Nestorius had worried that if humanity and divinity had become so close up and personal then this would result in God suffering in the events of Good Friday, something that would be an absolute no-no for an all powerful and omnipotent God. But Cyril made it clear that while you could use the language of paradox about that extraordinary event, and say that Jesus the Son of God had suffered on the cross, he had done so in his human nature. The suffering hadn’t as it were broken through into his Divine nature. While Jesus had emptied himself of divine privileges in order to come among us, he hadn’t done that in such a way as to limit the ability of his Divine nature to conquer the powers of suffering, sin and death. The light in him was not extinguished by the heart of darkness he entered into on the hill of Golgotha.
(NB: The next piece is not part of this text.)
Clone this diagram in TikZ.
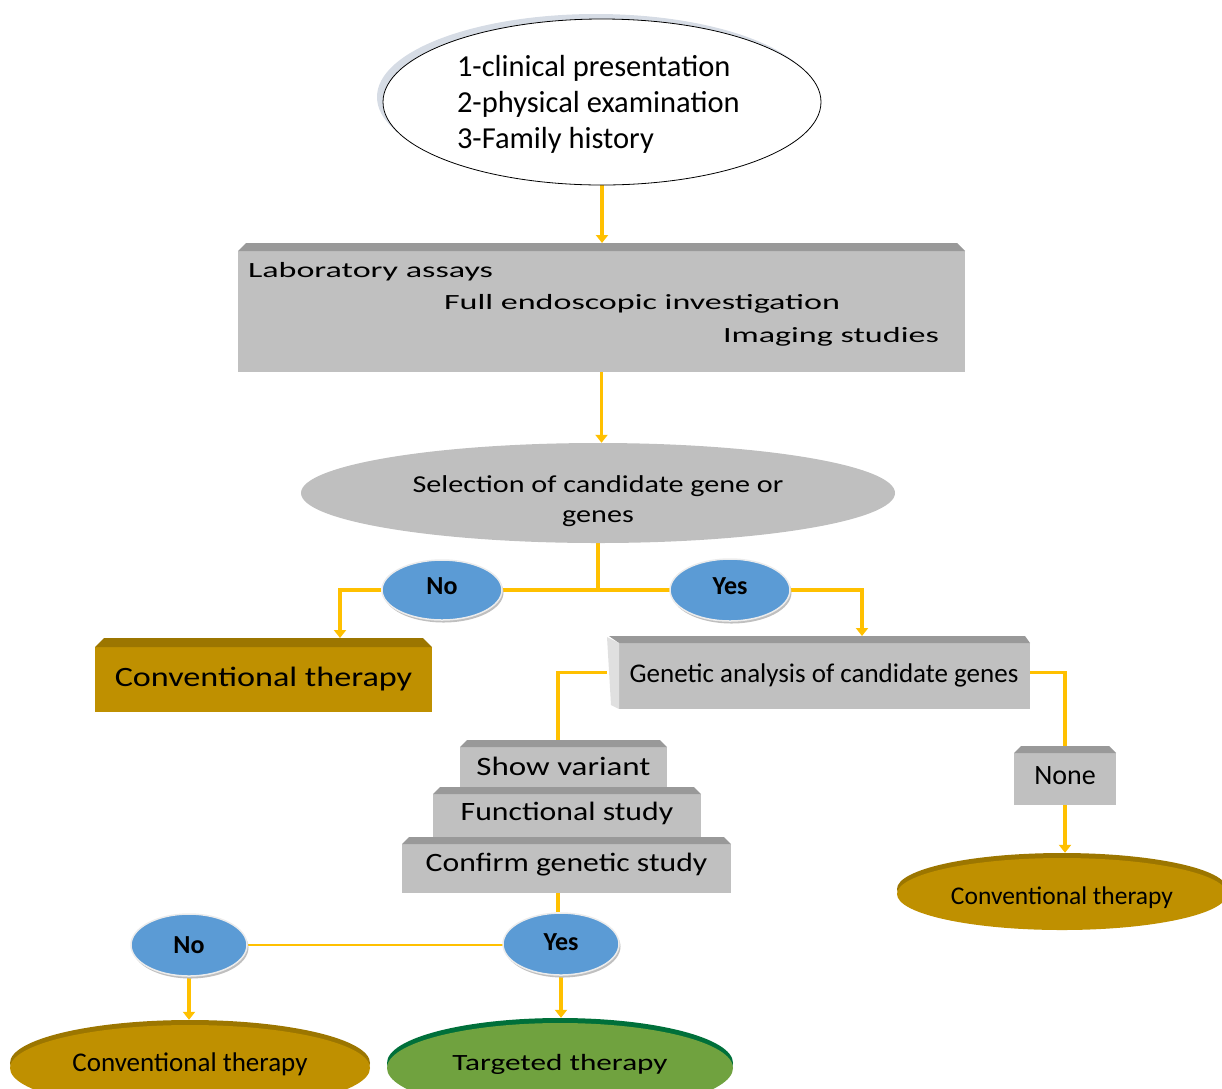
\documentclass[tikz,border=0pt]{standalone}
\usepackage{fontspec}
\setmainfont{Carlito}
\usepackage{graphicx}
\usetikzlibrary{shapes.geometric,arrows.meta,shadows,backgrounds}
\definecolor{orangeC}{HTML}{FFC000}
\definecolor{boxgray}{HTML}{C0C0C0}
\definecolor{bandgray}{HTML}{999999}
\definecolor{faceL}{HTML}{E0E0E0}
\definecolor{oliveC}{HTML}{BF9000}
\definecolor{oliveD}{HTML}{9C7600}
\definecolor{greenC}{HTML}{70A23F}
\definecolor{greenD}{HTML}{00703A}
\definecolor{blueC}{HTML}{5B9BD5}
\definecolor{shadowblue}{HTML}{D6DCE5}
\definecolor{selgray}{HTML}{BFBFBF}
\newcommand\fs[2]{\fontsize{#1}{#2}\selectfont}
\newcommand\sx[2]{\scalebox{#1}[1]{#2}}
\newcommand\rb[2]{\raisebox{#1}[\height][\depth]{#2}}
\newcommand\bevelfill[4]{% name, body, band, depth
  \fill[#2] ([yshift=-#4]#1.north west) rectangle (#1.south east);
  \fill[#3] ([yshift=-#4]#1.north west) -- ([xshift=#4]#1.north west) -- ([xshift=-#4]#1.north east) -- ([yshift=-#4]#1.north east) -- cycle;}
\begin{document}
\begin{tikzpicture}[x=1pt,y=-1pt,
  conn/.style={draw=orangeC,line width=3.5pt},
  arr/.style={conn,-{Triangle[width=12pt,length=8pt]}},
  thinconn/.style={draw=orangeC,line width=2pt},
  boxn/.style={rectangle,inner sep=0pt,outer sep=0pt},
  blueell/.style={ellipse,fill=blueC,draw=white!85!gray,line width=1.5pt,inner sep=0pt,
    general shadow={fill=gray!50,shadow xshift=1.5pt,shadow yshift=-2.5pt},font=\fs{26}{30}\bfseries},
  oliveell/.style={ellipse,fill=oliveC,inner sep=0pt,general shadow={fill=oliveD,shadow yshift=5pt}},
  greenell/.style={ellipse,fill=greenC,inner sep=0pt,general shadow={fill=greenD,shadow yshift=5pt}},
  txt/.style={inner sep=0pt,outer sep=0pt}]
\useasboundingbox (0,0) rectangle (1222,1088);
\clip (0,0) rectangle (1222,1088);

% nodes
\node[ellipse,draw=black,line width=0.8pt,fill=white,minimum width=438pt,minimum height=166pt,
  general shadow={fill=shadowblue,shadow xshift=-6pt,shadow yshift=5pt},inner sep=0pt] (top) at (602,102) {};
\node[txt,anchor=base west,align=left,font=\fs{30.5}{36}] (topT) at (457,148)
  {1-clinical presentation\\2-physical examination\\3-Family history};

\node[boxn,minimum width=727pt,minimum height=129pt] (lab) at (601.5,307.5) {};
\node[txt,anchor=base west,font=\fs{21.7}{26}] (labA) at (248,277) {\sx{1.57}{Laboratory assays}};
\node[txt,anchor=base west,font=\fs{21.7}{26}] (labB) at (444,309) {\sx{1.57}{Full endoscopic investigation}};
\node[txt,anchor=base west,font=\fs{21.7}{26}] (labC) at (723,342) {\sx{1.57}{Imaging studies}};

\node[ellipse,fill=selgray,minimum width=594pt,minimum height=100pt,inner sep=0pt] (sel) at (598,493) {};
\node[txt,align=center,font=\fs{24.3}{30}] (selT) at (598,501)
  {\sx{1.24}{Selection of candidate gene or}\\\sx{1.24}{genes}};

\node[blueell,minimum width=120pt,minimum height=60pt] (no1) at (442,590) {\rb{4pt}{No}};
\node[blueell,minimum width=120pt,minimum height=62pt] (yes1) at (730,590) {\rb{4pt}{Yes}};

\node[boxn,minimum width=337pt,minimum height=74pt,font=\fs{28}{32}] (conv1) at (263.5,675)
  {\rb{-4pt}{\sx{1.22}{Conventional therapy}}};
\node[boxn,minimum width=423pt,minimum height=73pt,font=\fs{27}{32}] (gen) at (818.5,672.5)
  {\rb{-3pt}{\hspace*{11pt}Genetic analysis of candidate genes}};

\node[boxn,minimum width=207pt,minimum height=47pt,font=\fs{26.5}{30}] (show) at (563.5,763.5)
  {\rb{-3pt}{\sx{1.246}{Show variant}}};
\node[boxn,minimum width=268pt,minimum height=50pt,font=\fs{26.5}{30}] (func) at (567,812)
  {\rb{-1pt}{\sx{1.198}{Functional study}}};
\node[boxn,minimum width=329pt,minimum height=56pt,font=\fs{26.5}{30}] (conf) at (566.5,865)
  {\sx{1.196}{Confirm genetic study}};

\node[boxn,minimum width=102pt,minimum height=59pt,font=\fs{28}{32}] (none) at (1065,775.5) {None};
\node[oliveell,minimum width=330pt,minimum height=72pt,font=\fs{25.5}{30}] (conv2) at (1062,894)
  {\rb{-4pt}{Conventional therapy}};

\node[blueell,minimum width=116pt,minimum height=62pt] (no2) at (189,945) {No};
\node[blueell,minimum width=116pt,minimum height=62pt] (yes2) at (561,944) {\rb{2pt}{Yes}};

\node[oliveell,minimum width=360pt,minimum height=86pt,font=\fs{27}{30}] (conv3) at (190,1068)
  {\rb{4pt}{Conventional therapy}};
\node[greenell,minimum width=346pt,minimum height=90pt,font=\fs{23.3}{28}] (targ) at (560,1068)
  {\rb{4pt}{\sx{1.34}{Targeted therapy}}};

\coordinate (c1in) at (340,638);
\coordinate (g1in) at (862,636);
\coordinate (s1) at (558,740);
\coordinate (s2) at (558,893);

\begin{scope}[on background layer]
  \bevelfill{lab}{boxgray}{bandgray}{8pt}
  \bevelfill{conv1}{oliveC}{oliveD}{9pt}
  \bevelfill{show}{boxgray}{bandgray}{7pt}
  \bevelfill{func}{boxgray}{bandgray}{7pt}
  \bevelfill{conf}{boxgray}{bandgray}{7pt}
  \bevelfill{none}{boxgray}{bandgray}{7pt}
  % genetic box with left face
  \fill[boxgray] ([xshift=12pt,yshift=-7pt]gen.north west) rectangle (gen.south east);
  \fill[bandgray] ([xshift=12pt,yshift=-7pt]gen.north west) -- ([xshift=2pt]gen.north west)
     -- ([xshift=-5pt]gen.north east) -- ([yshift=-7pt]gen.north east) -- cycle;
  \fill[faceL] ([yshift=-1pt]gen.north west) -- ([xshift=12pt,yshift=-7pt]gen.north west)
     -- ([xshift=12pt]gen.south west) -- ([xshift=4pt,yshift=4pt]gen.south west) -- cycle;

  % connectors
  \draw[arr] (top.south) -- (top.south |- lab.north);
  \draw[arr] (lab.south) -- (lab.south |- sel.north);
  \draw[conn] (sel.south) -- (sel.south |- no1.center);
  \draw[conn] (no1.center) -- (yes1.center);
  \draw[arr] (no1.west) -| (c1in);
  \draw[arr] (yes1.east) -| (g1in);
  \draw[conn] (gen.west) -| (s1);
  \draw[conn] (gen.east) -| (none.north);
  \draw[arr] (none.south) -- ([yshift=5pt]none.south |- conv2.north);
  \draw[conn] (s2) -- (s2 |- yes2.north);
  \draw[thinconn] (no2.center) -- (no2.center -| yes2.center);
  \draw[arr] (no2.south) -- ([yshift=5pt]no2.south |- conv3.north);
  \draw[arr] (yes2.south) -- ([yshift=5pt]yes2.south |- targ.north);
\end{scope}
\end{tikzpicture}
\end{document}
Cyril’s view on the matter has now become the orthodox faith of the Church. And it is no idle theological opinion of little relevance to our Christian walk.
When Jesus entered the human condition he did so to rescue it from the sorry state it had fallen into. The very structures of human existence, the inner characteristics of the human condition, had suffered a loss of internal integrity. We had been diminished in our capacity to live well and wisely. The texture of our humanness had been thinned out, and reduced.
The close and complete union of Divine and Human natures of Jesus, united in a single subject as one coherent identity, meant that he not only provided the link between divinity and humanity, he also became for all time the junction point of our dynamic participation in the divine life. He was now the conduit and reconnection point between God and us, through which God could pour his renewing life into us. Through Baptism and the Eucharist, by inwardly saying yes to God, through a life of love in action, we could now become through participation in that Divine life, raised in value as human creatures. Sure we would still die a biological death, but as beloved sons and daughters, already on the road to recovery of our full grandeur and stature, we would live forever with him in the life of the Kingdom.
Maybe Nestorius’ parishioners couldn’t spell all that out in full theological detail when he riled them up by denying that Mary was the Mother of God, but that was what had been at stake in this contretemps, and Mary as symbol and emblem of the real identity of her Son, had pointed the way to our eternal destiny.